The Future of Studying the Past: Innovative Technologies in Maryland Archeology.
Updated: Apr 1
Archeological sites are non-renewable resources formed by the activities of people in the past. Physical excavation of sites is an important method for learning about the past, however excavating is an inherently destructive endeavor. Advances in technology have transformed how archeologists study the past by providing opportunities for minimally invasive excavations. Remote sensing technologies allow archeologists to detect potential resources before excavating. With the aid of GPS receivers and GIS mapping software, the coordinates of potential archeological resources can be precisely determined and then targeted for surgical examination through excavation.
Modern technologies have also enhanced archeologists’ abilities to glean information from archeological sites and artifacts. Improvements in radiometric dating techniques allow precise dating of archeological sites using minute samples as small as a single carbonized seed. X-ray fluorescence and X-ray diffraction permit archeologists to characterize the geochemistry and structure of soils, rocks, and ceramics. Residue analysis techniques facilitate the identification of preserved animal proteins and plant lipids on artifacts used to prepare food. Digital X-Radiography enables archeologists to penetrate metallic concretions to reveal important characteristics of artifacts. 3D modeling empowers archeologists to record and study artifacts and sites in digital formats.

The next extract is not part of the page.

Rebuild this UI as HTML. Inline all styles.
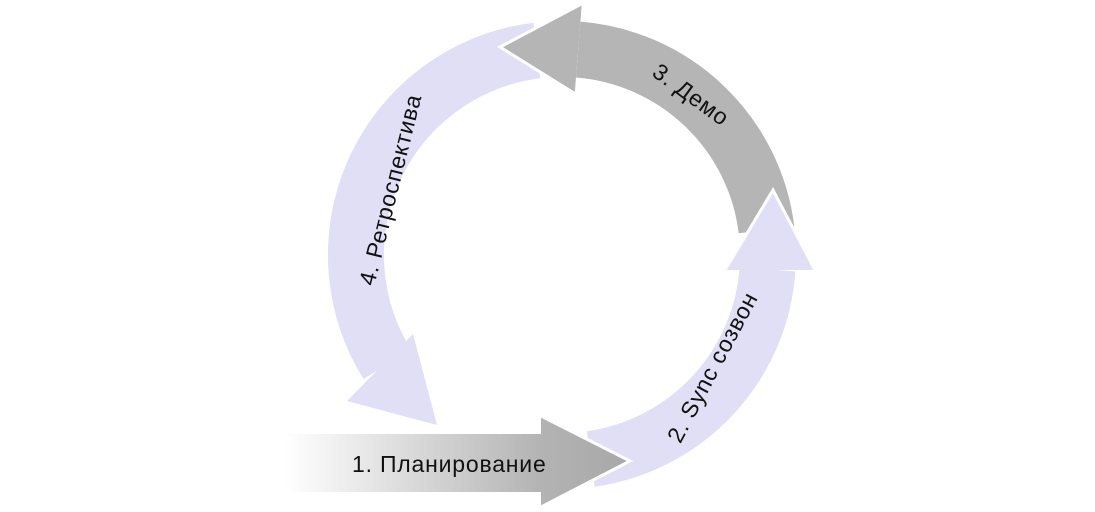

I hope you enjoy the excellent case studies in this booklet highlighting great applications of innovative technologies in Maryland archeology. The perpetual refinement of these technologies both to be more user-friendly and more affordable will increase the future adoption of these specialized techniques in archeology toolkits and enhance the discovery, documentation, and preservation of Maryland’s impressive archeological record.

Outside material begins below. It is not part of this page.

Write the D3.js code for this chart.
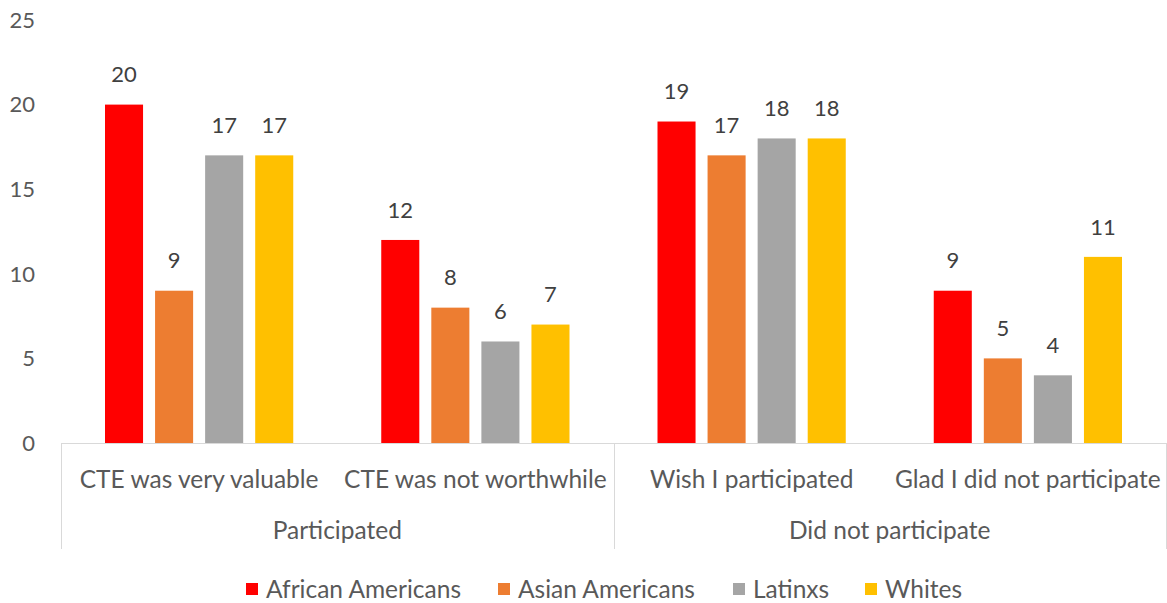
<!DOCTYPE html>
<html>
<head>
<meta charset="utf-8">
<script src="https://cdn.jsdelivr.net/npm/d3@7"></script>
<style>
  body { margin: 0; background: #fff; }
  text { font-family: Lato, "Open Sans", sans-serif; }
</style>
</head>
<body>
<svg id="chart" width="1167" height="603"></svg>
<script>
const groups = ["Participated", "Did not participate"];
const categories = ["CTE was very valuable", "CTE was not worthwhile", "Wish I participated", "Glad I did not participate"];
const categoryGroup = ["Participated", "Participated", "Did not participate", "Did not participate"];
const seriesNames = ["African Americans", "Asian Americans", "Latinxs", "Whites"];
const seriesColors = ["#ff0000", "#ed7d31", "#a5a5a5", "#ffc000"];
const africanAmericans = [20, 12, 19, 9];
const asianAmericans = [9, 8, 17, 5];
const latinxs = [17, 6, 18, 4];
const whites = [17, 7, 18, 11];
const yTicks = [0, 5, 10, 15, 20, 25];

const series = [africanAmericans, asianAmericans, latinxs, whites];

const svg = d3.select("#chart");
const margin = { top: 20, right: 0, bottom: 160, left: 61 };
const width = 1167 - margin.left - margin.right - 1;
const height = 603 - margin.top - margin.bottom;

const g = svg.append("g").attr("transform", "translate(" + margin.left + "," + margin.top + ")");

const x0 = d3.scaleBand().domain(categories).range([0, width]).paddingInner(0).paddingOuter(0);
const x1 = d3.scaleBand().domain(seriesNames).range([44, x0.bandwidth() - 44]).paddingInner(0.24).paddingOuter(0);
const y = d3.scaleLinear().domain([0, 25]).range([height, 0]);

// y tick labels (no axis line, no gridlines)
g.append("g")
  .selectAll("text")
  .data(yTicks)
  .enter()
  .append("text")
  .attr("x", -26)
  .attr("y", (d) => y(d))
  .attr("dy", ".35em")
  .style("text-anchor", "end")
  .style("font-size", "22px")
  .style("fill", "#595959")
  .text((d) => d);

// bars
const cat = g.selectAll(".cat").data(categories).enter().append("g")
  .attr("class", "cat")
  .attr("transform", (d) => "translate(" + x0(d) + ",0)");

seriesNames.forEach((name, si) => {
  cat.append("rect")
    .attr("x", x1(name))
    .attr("y", (d, i) => y(series[si][i]))
    .attr("width", x1.bandwidth())
    .attr("height", (d, i) => height - y(series[si][i]))
    .style("fill", seriesColors[si]);

  cat.append("text")
    .attr("x", x1(name) + x1.bandwidth() / 2)
    .attr("y", (d, i) => y(series[si][i]) - 30)
    .attr("dy", ".35em")
    .style("text-anchor", "middle")
    .style("font-size", "22px")
    .style("fill", "#404040")
    .text((d, i) => series[si][i]);
});

// category axis
const axisColor = "#d9d9d9";
g.append("line")
  .attr("x1", 0).attr("x2", width)
  .attr("y1", height + 0.5).attr("y2", height + 0.5)
  .style("stroke", axisColor);

g.selectAll(".catLabel").data(categories).enter().append("text")
  .attr("x", (d) => x0(d) + x0.bandwidth() / 2)
  .attr("y", height + 36)
  .attr("dy", ".35em")
  .style("text-anchor", "middle")
  .style("font-size", "24.5px")
  .style("fill", "#595959")
  .text((d) => d);

// group separators + labels
const groupBounds = groups.map((grp) => {
  const cats = categories.filter((c, i) => categoryGroup[i] === grp);
  const start = x0(cats[0]);
  const end = x0(cats[cats.length - 1]) + x0.bandwidth();
  return { name: grp, start, end };
});

const sepX = [0].concat(groupBounds.map((b) => b.end));
g.selectAll(".sep").data(sepX).enter().append("line")
  .attr("x1", (d) => Math.round(d) + 0.5).attr("x2", (d) => Math.round(d) + 0.5)
  .attr("y1", height).attr("y2", height + 106)
  .style("stroke", axisColor);

g.selectAll(".grpLabel").data(groupBounds).enter().append("text")
  .attr("x", (d) => (d.start + d.end) / 2)
  .attr("y", height + 87)
  .attr("dy", ".35em")
  .style("text-anchor", "middle")
  .style("font-size", "24.5px")
  .style("fill", "#595959")
  .text((d) => d.name);

// legend
const legend = svg.append("g").attr("class", "legend");
const legendX = [246, 498, 733, 865];
const legendEntries = legend.selectAll(".legendEntry").data(seriesNames).enter().append("g")
  .attr("class", "legendEntry")
  .attr("transform", (d, i) => "translate(" + legendX[i] + ",589)");

legendEntries.append("rect")
  .attr("x", 0).attr("y", -6)
  .attr("width", 12).attr("height", 12)
  .style("fill", (d, i) => seriesColors[i]);

legendEntries.append("text")
  .attr("x", 20)
  .attr("dy", ".35em")
  .style("text-anchor", "start")
  .style("font-size", "24.5px")
  .style("fill", "#595959")
  .text((d) => d);
</script>
</body>
</html>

You can see these innovative technologies in action when you become involved in the Maryland archeological community. Join the Archeological Society of Maryland, whose goals include the creation of bonds between avocational and professional archeologists. Volunteer on archeology projects in the field and the lab. Attend lectures, workshops, and site tours (see the Calendar of Events on the Maryland Archeology Month website, www.marylandarcheologymonth.org). By participating in the archeological community, both you and Maryland archeology will benefit!
Lastly, a special acknowledgment is due to Dr. Charlie Hall, the recently retired State Terrestrial Archeologist, who marshaled Maryland Archeology Month as the chair of the Maryland Archeology Month Committee for two decades. Thank you, Charlie, for your outstanding contributions to Maryland archeology and for your mentorship while guiding me through the 2022 Maryland Archeology Month planning process.